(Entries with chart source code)
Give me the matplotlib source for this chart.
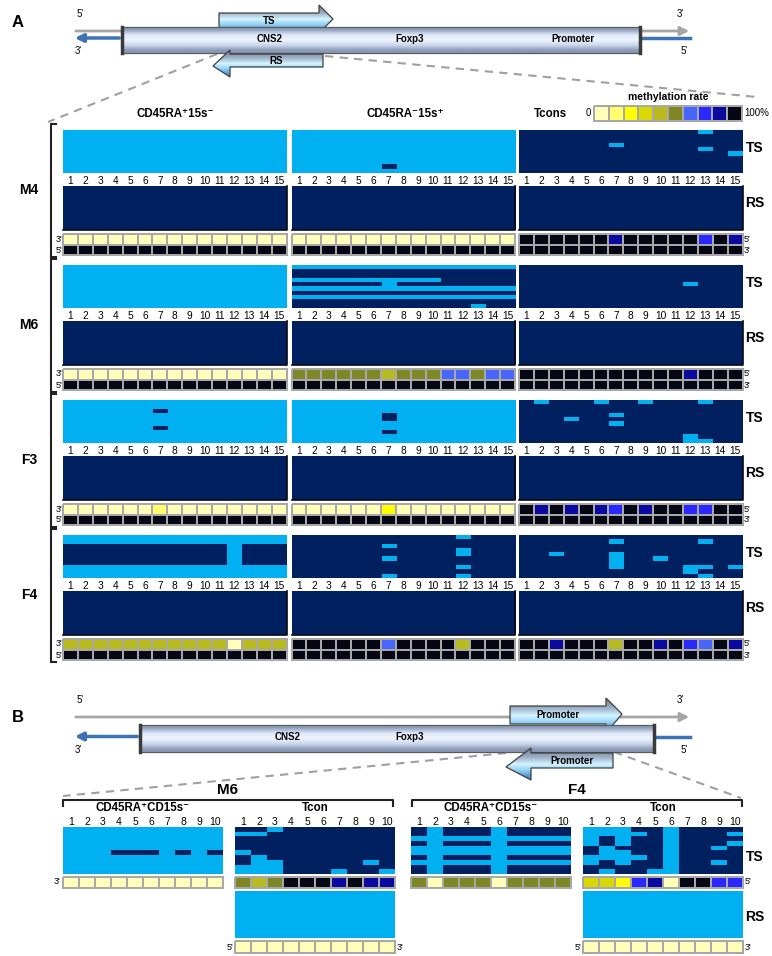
import numpy as np
import matplotlib
matplotlib.use("Agg")
import matplotlib.pyplot as plt
from matplotlib.colors import ListedColormap, to_rgb
from matplotlib.patches import Polygon

plt.rcParams['font.family'] = ['Liberation Sans', 'DejaVu Sans']

# --- bisulfite clone data: one string per clone (top to bottom), one char per CpG, 1 = methylated ---
sites_a = [str(i) for i in range(1, 16)]
sites_b = [str(i) for i in range(1, 11)]
groups_a = ["M4", "M6", "F3", "F4"]
pops_a = ["CD45RA\u207a15s\u207b", "CD45RA\u207b15s\u207a", "Tcons"]

ts_m4_rap = ["000000000000000"] * 10
ts_m4_ram = ["000000000000000"] * 8 + ["000000100000000", "000000000000000"]
ts_m4_tcons = ["111111111111011", "111111111111111", "111111111111111", "111111011111111",
               "111111111111011", "111111111111110", "111111111111111", "111111111111111",
               "111111111111111", "111111111111111"]

ts_m6_rap = ["000000000000000"] * 10
ts_m6_ram = ["000000000000000", "111111111111111", "111111111111111", "000000000011111",
             "111111011111111", "000000000000000", "111111111111111", "000000000000000",
             "111111111111111", "111111111111011"]
ts_m6_tcons = ["111111111111111"] * 4 + ["111111111110111"] + ["111111111111111"] * 5

ts_f3_rap = ["000000000000000", "000000000000000", "000000100000000", "000000000000000",
             "000000000000000", "000000000000000", "000000100000000", "000000000000000",
             "000000000000000", "000000000000000"]
ts_f3_ram = ["000000000000000", "000000000000000", "000000000000000", "000000100000000",
             "000000100000000", "000000000000000", "000000000000000", "000000100000000",
             "000000000000000", "000000000000000"]
ts_f3_tcons = ["101110110111011", "111111111111111", "111111111111111", "111111011111111",
               "111011111111111", "111111011111111", "111111111111111", "111111111111111",
               "111111111110111", "111111111110011"]

ts_f4_rap = ["000000000000000", "000000000000000", "111111111110111", "111111111110111",
             "111111111110111", "111111111110111", "111111111110111", "000000000000000",
             "000000000000000", "000000000000000"]
ts_f4_ram = ["111111111110111", "111111111111111", "111111011111111", "111111111110111",
             "111111111110111", "111111011111111", "111111111111111", "111111111110111",
             "111111111111111", "111111011110111"]
ts_f4_tcons = ["111111111111111", "111111011111011", "111111111111111", "111111111111111",
               "110111011111111", "111111011011111", "111111011111111", "111111011110010",
               "111111111110111", "111111111111011"]

rs_a = ["111111111111111"] * 10

ts_b_m6_rap = ["0000000000"] * 5 + ["0001110101"] + ["0000000000"] * 4
ts_b_m6_tcon = ["1101111111", "0011111111", "1111111111", "1111111111", "1111111111",
                "0111111111", "1011111111", "1001111101", "0001111111", "0001110110"]
ts_b_f4_rap = ["1011101111", "1011101111", "0000000000", "1011101111", "0000000000",
               "0000000000", "1011101111", "0000000000", "1011101111", "1011101111"]
ts_b_f4_tcon = ["0001101111", "0000101110", "0101101111", "0101101110", "1011101101",
                "1001101111", "0000101111", "0101101101", "1111101111", "1011001111"]
rs_b_tcon = ["0000000000"] * 10

# --- colours ---
clone_cmap = ListedColormap(["#00B0F0", "#002060"])
rate_colors = ["#FFFFB9", "#FFFF6E", "#FFFF00", "#D9D900", "#B9BA1E",
               "#7D8726", "#4766FF", "#2828FF", "#0A0AA0", "#050814"]
rate_cmap = ListedColormap(rate_colors)
legend_levels = [0, 1, 2, 3, 4, 5, 6, 7, 8, 9]


def mat(rows):
    return np.array([[int(c) for c in r] for r in rows])


def rate_levels(rows):
    r = mat(rows).mean(axis=0)
    return np.clip(np.ceil(r * 10 - 1e-9) - 1, 0, 9)


def draw_clones(ax, rows, x0, y0, w, h, shadow=False):
    ax.imshow(mat(rows), cmap=clone_cmap, vmin=0, vmax=1, extent=(x0, x0 + w, y0 + h, y0),
              interpolation='nearest', aspect='auto', zorder=2)
    if shadow:
        ax.plot([x0, x0 + w, x0 + w], [y0 + h, y0 + h, y0], color='#0a0a14', lw=1.2, zorder=3)


def draw_rate(ax, levels, x0, y0, w, h):
    n = len(levels)
    xs = np.linspace(x0, x0 + w, n + 1)
    ax.pcolormesh(xs, [y0, y0 + h], np.asarray(levels)[None, :], cmap=rate_cmap,
                  vmin=-0.5, vmax=9.5, edgecolors='#A8A8A8', linewidth=1.3, zorder=2)


def draw_numbers(ax, labels, x0, y, w, fs=7.3):
    n = len(labels)
    for i, lab in enumerate(labels):
        ax.text(x0 + (i + 0.5) * w / n, y, lab, ha='center', va='center', fontsize=fs)


def gradient_poly(ax, verts, colors, z, ec='#5a5a5a'):
    poly = Polygon(verts, closed=True, facecolor='none', edgecolor=ec, lw=0.9, zorder=z + 0.1)
    ax.add_patch(poly)
    xs = [v[0] for v in verts]
    ys = [v[1] for v in verts]
    grad = np.array([to_rgb(c) for c in colors])[:, None, :]
    im = ax.imshow(grad, extent=(min(xs), max(xs), max(ys), min(ys)), aspect='auto',
                   interpolation='bilinear', zorder=z)
    im.set_clip_path(poly)


box_grad = ["#8E9FBC", "#DDE7F7", "#EEF4FD", "#C9D7EC", "#8A9AB6"]
arrow_grad = ["#7E8A9C", "#9FB4CC", "#D4F4FF", "#8FD0F4", "#4F8FC8"]


def gene_diagram(ax, yl, yb0, yb1, xb0, xb1, cns_x, fox_x, prom_x=None):
    ax.annotate('', xy=(692, yl), xytext=(73, yl),
                arrowprops=dict(arrowstyle='-|>', color='#A6A6A6', lw=2, mutation_scale=13), zorder=1)
    ym = (yb0 + yb1) / 2 - 2
    ax.annotate('', xy=(72, ym), xytext=(xb0, ym),
                arrowprops=dict(arrowstyle='-|>', color='#3C72B6', lw=2.5, mutation_scale=12), zorder=1)
    ax.plot([xb1, 690], [ym, ym], color='#3C72B6', lw=2.5, zorder=1)
    gradient_poly(ax, [(xb0, yb0), (xb1, yb0), (xb1, yb1), (xb0, yb1)], box_grad, 5)
    ax.plot([xb0, xb0], [yb0, yb1], color='#3a3a3a', lw=2.5, zorder=6)
    ax.plot([xb1, xb1], [yb0, yb1], color='#3a3a3a', lw=2.5, zorder=6)
    ax.text(80, yl - 17, "5'", fontsize=7, ha='center', va='center')
    ax.text(680, yl - 17, "3'", fontsize=7, ha='center', va='center')
    ax.text(78, yb1 - 2, "3'", fontsize=7, ha='center', va='center')
    ax.text(684, yb1 - 2, "5'", fontsize=7, ha='center', va='center')
    ax.text(cns_x, ym + 1, "CNS2", fontsize=7, weight='bold', ha='center', va='center', zorder=7)
    ax.text(fox_x, ym + 1, "Foxp3", fontsize=7, weight='bold', ha='center', va='center', zorder=7)
    if prom_x is not None:
        ax.text(prom_x, ym + 1, "Promoter", fontsize=7, weight='bold', ha='center', va='center', zorder=7)


def right_arrow(ax, x0, x1, xtip, yt, yb, ht, hb, ytip, label):
    verts = [(x0, yt), (x1, yt), (x1, ht), (xtip, ytip), (x1, hb), (x1, yb), (x0, yb)]
    gradient_poly(ax, verts, arrow_grad, 3, ec='#404040')
    ax.text((x0 + x1) / 2, (yt + yb) / 2, label, fontsize=7, weight='bold', ha='center', va='center', zorder=4)


def left_arrow(ax, x0, x1, xtip, yt, yb, ht, hb, ytip, label):
    verts = [(x1, yt), (x0, yt), (x0, ht), (xtip, ytip), (x0, hb), (x0, yb), (x1, yb)]
    gradient_poly(ax, verts, arrow_grad, 7, ec='#404040')
    ax.text((x0 + x1) / 2, (yt + yb) / 2, label, fontsize=7, weight='bold', ha='center', va='center', zorder=8)


fig = plt.figure(figsize=(7.72, 9.56), dpi=100)
ax = fig.add_axes([0, 0, 1, 1])

# ================= panel A =================
ax.text(18, 22, "A", fontsize=12, weight='bold', ha='center', va='center')
gene_diagram(ax, 31, 27, 53, 122, 640, 270, 410, 573)
right_arrow(ax, 219, 319, 333, 13, 28, 5, 33, 19, "TS")
left_arrow(ax, 230, 323, 213, 54, 67, 50, 77, 66, "RS")
ax.plot([217, 48], [54, 122], color='#A0A0A0', lw=1.5, ls=(0, (4, 3)), zorder=0)
ax.plot([325, 757], [56, 97], color='#A0A0A0', lw=1.5, ls=(0, (4, 3)), zorder=0)

# legend
ax.text(668, 97, "methylation rate", fontsize=7.5, weight='bold', ha='center', va='center')
draw_rate(ax, legend_levels, 594, 106, 148, 15)
ax.text(591, 113, "0", fontsize=7, ha='right', va='center')
ax.text(744, 113, "100%", fontsize=7, ha='left', va='center')

col_x = [63, 291.5, 519]
col_w = 223.5
head_x = [175, 405, 550]
for lab, hx in zip(pops_a, head_x):
    ax.text(hx, 114, lab, fontsize=8.3, weight='bold', ha='center', va='center')

ts_a = {"M4": [ts_m4_rap, ts_m4_ram, ts_m4_tcons],
        "M6": [ts_m6_rap, ts_m6_ram, ts_m6_tcons],
        "F3": [ts_f3_rap, ts_f3_ram, ts_f3_tcons],
        "F4": [ts_f4_rap, ts_f4_ram, ts_f4_tcons]}
group_y = [130, 265, 400, 535]

for g, y0 in zip(groups_a, group_y):
    for rows, x0 in zip(ts_a[g], col_x):
        draw_clones(ax, rows, x0, y0, col_w, 43)
        draw_numbers(ax, sites_a, x0, y0 + 51, col_w)
        draw_clones(ax, rs_a, x0, y0 + 56, col_w, 44, shadow=True)
        draw_rate(ax, rate_levels(rows), x0, y0 + 104, col_w, 10.5)
        draw_rate(ax, rate_levels(rs_a), x0, y0 + 114.5, col_w, 10.5)
    ax.plot([56, 51, 51, 56], [y0 - 6, y0 - 6, y0 + 127, y0 + 127], color='#222222', lw=1.5,
            solid_joinstyle='miter')
    ax.text(29, y0 + 60, g, fontsize=10, weight='bold', ha='center', va='center')
    ax.text(755, y0 + 18, "TS", fontsize=10, weight='bold', ha='center', va='center')
    ax.text(755, y0 + 73, "RS", fontsize=10, weight='bold', ha='center', va='center')
    ax.text(62, y0 + 109, "3'", fontsize=6.5, ha='right', va='center')
    ax.text(62, y0 + 120, "5'", fontsize=6.5, ha='right', va='center')
    ax.text(744, y0 + 109, "5'", fontsize=6.5, ha='left', va='center')
    ax.text(744, y0 + 120, "3'", fontsize=6.5, ha='left', va='center')

# ================= panel B =================
ax.text(18, 718, "B", fontsize=12, weight='bold', ha='center', va='center')
gene_diagram(ax, 717, 725, 752, 140, 654, 288, 410)
right_arrow(ax, 510, 606, 622, 706, 724, 698, 733, 714, "Promoter")
left_arrow(ax, 531, 613, 506, 753, 768, 748, 780, 767, "Promoter")
ax.plot([506, 63], [753, 796], color='#A0A0A0', lw=1.5, ls=(0, (4, 3)), zorder=0)
ax.plot([614, 741], [752, 798], color='#A0A0A0', lw=1.5, ls=(0, (4, 3)), zorder=0)

b_w = 160
b_groups = [("M6", 63, 393, [(ts_b_m6_rap, None, 63), (ts_b_m6_tcon, rs_b_tcon, 235)]),
            ("F4", 412, 742, [(ts_b_f4_rap, None, 411), (ts_b_f4_tcon, rs_b_tcon, 583)])]
b_pops = ["CD45RA\u207aCD15s\u207b", "Tcon"]
for g, bx0, bx1, blocks in b_groups:
    ax.text((bx0 + bx1) / 2, 790, g, fontsize=11, weight='bold', ha='center', va='center')
    ax.plot([bx0, bx0, bx1, bx1], [806, 800, 800, 806], color='#222222', lw=1.5)
    for (ts_rows, rs_rows, x0), lab in zip(blocks, b_pops):
        ax.text(x0 + b_w / 2, 808, lab, fontsize=8.3, weight='bold', ha='center', va='center')
        draw_numbers(ax, sites_b, x0, 822, b_w, fs=7.5)
        draw_clones(ax, ts_rows, x0, 827, b_w, 47)
        draw_rate(ax, rate_levels(ts_rows), x0, 877, b_w, 11)
        if rs_rows is not None:
            draw_clones(ax, rs_rows, x0, 891, b_w, 47)
            draw_rate(ax, rate_levels(rs_rows), x0, 941, b_w, 11.5)
            ax.text(x0 - 2, 947, "5'", fontsize=6.5, ha='right', va='center')
            ax.text(x0 + b_w + 2, 947, "3'", fontsize=6.5, ha='left', va='center')

ax.text(60, 882, "3'", fontsize=6.5, ha='right', va='center')
ax.text(745, 882, "5'", fontsize=6.5, ha='left', va='center')
ax.text(755, 857, "TS", fontsize=10, weight='bold', ha='center', va='center')
ax.text(755, 917, "RS", fontsize=10, weight='bold', ha='center', va='center')

ax.set_xlim(0, 772)
ax.set_ylim(956, 0)
ax.axis('off')
fig.savefig("out.png", dpi=100)
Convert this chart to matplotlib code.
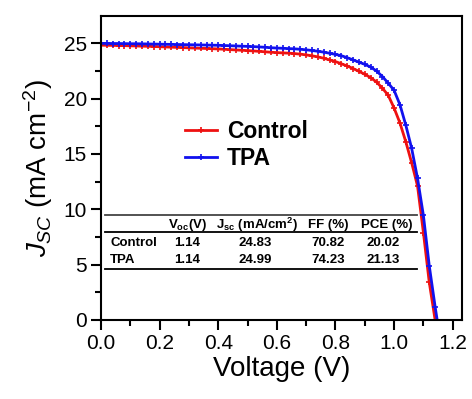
import numpy as np
import matplotlib
matplotlib.use('Agg')
import matplotlib.pyplot as plt
from matplotlib.ticker import MultipleLocator

plt.rcParams['font.family'] = 'Liberation Sans'
plt.rcParams['mathtext.fontset'] = 'custom'
plt.rcParams['mathtext.rm'] = 'Liberation Sans'
plt.rcParams['mathtext.it'] = 'Liberation Sans:italic'
plt.rcParams['mathtext.bf'] = 'Liberation Sans:bold'

# J-V sweep, 0.02 V steps
v_control = [0.00, 0.02, 0.04, 0.06, 0.08, 0.10, 0.12, 0.14, 0.16, 0.18,
             0.20, 0.22, 0.24, 0.26, 0.28, 0.30, 0.32, 0.34, 0.36, 0.38,
             0.40, 0.42, 0.44, 0.46, 0.48, 0.50, 0.52, 0.54, 0.56, 0.58,
             0.60, 0.62, 0.64, 0.66, 0.68, 0.70, 0.72, 0.74, 0.76, 0.78,
             0.80, 0.82, 0.84, 0.86, 0.88, 0.90, 0.92, 0.94, 0.96, 0.98,
             1.00, 1.02, 1.04, 1.06, 1.08, 1.10, 1.12, 1.14]
j_control = [24.83, 24.82, 24.81, 24.80, 24.79, 24.77, 24.76, 24.74, 24.73, 24.71,
             24.69, 24.67, 24.65, 24.63, 24.61, 24.59, 24.57, 24.55, 24.53, 24.51,
             24.49, 24.46, 24.43, 24.40, 24.37, 24.34, 24.31, 24.27, 24.23, 24.19,
             24.16, 24.13, 24.11, 24.07, 24.02, 23.95, 23.87, 23.77, 23.65, 23.50,
             23.35, 23.15, 22.95, 22.72, 22.47, 22.20, 21.90, 21.50, 20.95, 20.30,
             19.15, 17.80, 16.10, 14.20, 12.10, 7.90, 3.40, 0.00]

v_tpa = [0.00, 0.02, 0.04, 0.06, 0.08, 0.10, 0.12, 0.14, 0.16, 0.18,
         0.20, 0.22, 0.24, 0.26, 0.28, 0.30, 0.32, 0.34, 0.36, 0.38,
         0.40, 0.42, 0.44, 0.46, 0.48, 0.50, 0.52, 0.54, 0.56, 0.58,
         0.60, 0.62, 0.64, 0.66, 0.68, 0.70, 0.72, 0.74, 0.76, 0.78,
         0.80, 0.82, 0.84, 0.86, 0.88, 0.90, 0.92, 0.94, 0.96, 0.98,
         1.00, 1.02, 1.04, 1.06, 1.08, 1.10, 1.12, 1.14, 1.147]
j_tpa = [24.99, 24.99, 24.98, 24.98, 24.97, 24.96, 24.96, 24.95, 24.94, 24.93,
         24.92, 24.91, 24.90, 24.89, 24.88, 24.87, 24.86, 24.85, 24.84, 24.83,
         24.82, 24.80, 24.78, 24.76, 24.74, 24.72, 24.70, 24.67, 24.64, 24.60,
         24.57, 24.55, 24.52, 24.50, 24.46, 24.41, 24.35, 24.28, 24.20, 24.10,
         24.00, 23.88, 23.70, 23.50, 23.30, 23.10, 22.85, 22.50, 22.00, 21.40,
         20.75, 19.45, 17.60, 15.50, 12.80, 9.45, 4.90, 1.20, 0.00]

# photovoltaic parameters
devices = ['Control', 'TPA']
voc = ['1.14', '1.14']
jsc = ['24.83', '24.99']
ff = ['70.82', '74.23']
pce = ['20.02', '21.13']

fig = plt.figure(figsize=(4.72, 3.99), dpi=100)
ax = fig.add_axes([0.214, 0.198, 0.765, 0.762])

ax.plot(v_control, j_control, color='#ee1111', lw=2, marker='+', ms=4, mew=1.2,
        label='Control')
ax.plot(v_tpa, j_tpa, color='#1111ee', lw=2, marker='+', ms=4, mew=1.2,
        label='TPA')

ax.set_xlim(0, 1.232)
ax.set_ylim(0, 27.47)
ax.xaxis.set_major_locator(MultipleLocator(0.2))
ax.xaxis.set_minor_locator(MultipleLocator(0.1))
ax.yaxis.set_major_locator(MultipleLocator(5))
ax.yaxis.set_minor_locator(MultipleLocator(2.5))
ax.xaxis.set_major_formatter(plt.FormatStrFormatter('%.1f'))
ax.tick_params(which='major', direction='out', length=7, width=1.5, labelsize=15, pad=3)
ax.tick_params(which='minor', direction='out', length=4, width=1.5)
for s in ax.spines.values():
    s.set_linewidth(1.5)

ax.set_xlabel('Voltage (V)', fontsize=20, labelpad=2)
ax.set_ylabel('$J_{SC}$ (mA cm$^{-2}$)', fontsize=20, labelpad=6)

leg = ax.legend(loc='upper left', bbox_to_anchor=(0.2, 0.696), frameon=False,
                prop={'size': 16.5, 'weight': 'bold'}, handlelength=1.4,
                handletextpad=0.45, labelspacing=0.2, borderpad=0, numpoints=1)

# parameter table
x0, x1 = 0.01, 0.875
ax.plot([x0, x1], [9.49, 9.49], color='#444444', lw=1.3, transform=ax.get_yaxis_transform())
ax.plot([x0, x1], [7.95, 7.95], color='black', lw=1.3, transform=ax.get_yaxis_transform())
ax.plot([x0, x1], [4.61, 4.61], color='black', lw=1.3, transform=ax.get_yaxis_transform())

tkw = dict(fontsize=9.5, fontweight='bold', va='center')
headers = [(0.294, 'V$_\\mathbf{oc}$(V)'), (0.532, 'J$_\\mathbf{sc}$ (mA/cm$^\\mathbf{2}$)'),
           (0.775, 'FF (%)'), (0.976, 'PCE (%)')]
for xc, h in headers:
    ax.text(xc, 8.6, h, ha='center', **tkw)
for row, yr in zip(range(2), [6.96, 5.42]):
    ax.text(0.031, yr, devices[row], ha='left', **tkw)
    ax.text(0.294, yr, voc[row], ha='center', **tkw)
    ax.text(0.526, yr, jsc[row], ha='center', **tkw)
    ax.text(0.775, yr, ff[row], ha='center', **tkw)
    ax.text(0.962, yr, pce[row], ha='center', **tkw)

fig.savefig('out.png', dpi=100)
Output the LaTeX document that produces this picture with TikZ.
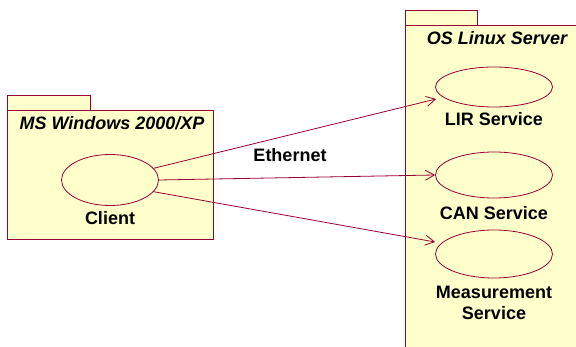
\documentclass[tikz,border=0pt]{standalone}
\usepackage{fontspec}
\setmainfont{Liberation Sans}
\usepackage{tikz}
\usetikzlibrary{arrows.meta}
\usetikzlibrary{shapes,positioning,calc}

\definecolor{umlfill}{RGB}{255,255,204}
\definecolor{umlline}{RGB}{153,0,51}

\tikzset{
	package/.style={draw=umlline, fill=umlfill, line width=0.8pt},
	usecase/.style={ellipse, draw=umlline, fill=umlfill, line width=0.8pt, inner sep=0pt},
	label/.style={font=\fontsize{18}{20}\selectfont\bfseries, align=center},
	title/.style={font=\fontsize{18}{20}\selectfont\bfseries\itshape},
	link/.style={draw=umlline, line width=0.8pt, -{Straight Barb[length=9pt,width=10pt]}}
}

\begin{document}
\begin{tikzpicture}[x=1pt, y=-1pt]
\clip (0,0) rectangle (576,347);
\fill[white] (0,0) rectangle (576,347);

% Left package: the client machine, a tab on top of the body
\draw[package] (7,95) rectangle (90,110);
\draw[package] (7,110) rectangle (213,239);
\node[title] (win) at (112,123) {MS Windows 2000/XP};

% Right package: the server, running off the page on the right and below
\draw[package] (405,10) rectangle (477,25);
\draw[package] (405,25) rectangle (590,360);
\node[title] (lin) at (497,38) {OS Linux Server};

% Use cases, each with its name below it
\node[usecase, minimum width=97pt, minimum height=51pt] (client) at (110,180) {};
\node[label] (clientname) at (110,218) {Client};

\foreach \name/\y/\h/\text/\ty in {lir/87/40/LIR Service/119,
	can/175/46/CAN Service/213,
	meas/254/48/{Measurement\\[1pt]Service}/303}
{
	\node[usecase, minimum width=117pt, minimum height=\h pt] (\name) at (494,\y) {};
	\node[label] (\name name) at (494,\ty) {\text};
}

% Connections over the network
\draw[link] (client.15) -- ($(lir.west)+(1,12)$);
\draw[link] (client.east) -- (can.west);
\draw[link] (client.-15) -- ($(meas.west)+(0,-12)$);
\node[label] (net) at (290,155) {Ethernet};
\end{tikzpicture}
\end{document}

### EXERCISE OBJECTIVE
Restate, line by line and word for word, everything from the top of the material through the line that contains "plt.rcParams['font.family'] = ['Liberation". Leave pictures out.

### FULL OUTPUT
Give me the matplotlib source for this chart.
import numpy as np
import matplotlib
matplotlib.use("Agg")
import matplotlib.pyplot as plt
from matplotlib.colors import ListedColormap, to_rgb
from matplotlib.patches import Polygon

plt.rcParams['font.family'] = ['Liberation Sans', 'DejaVu Sans']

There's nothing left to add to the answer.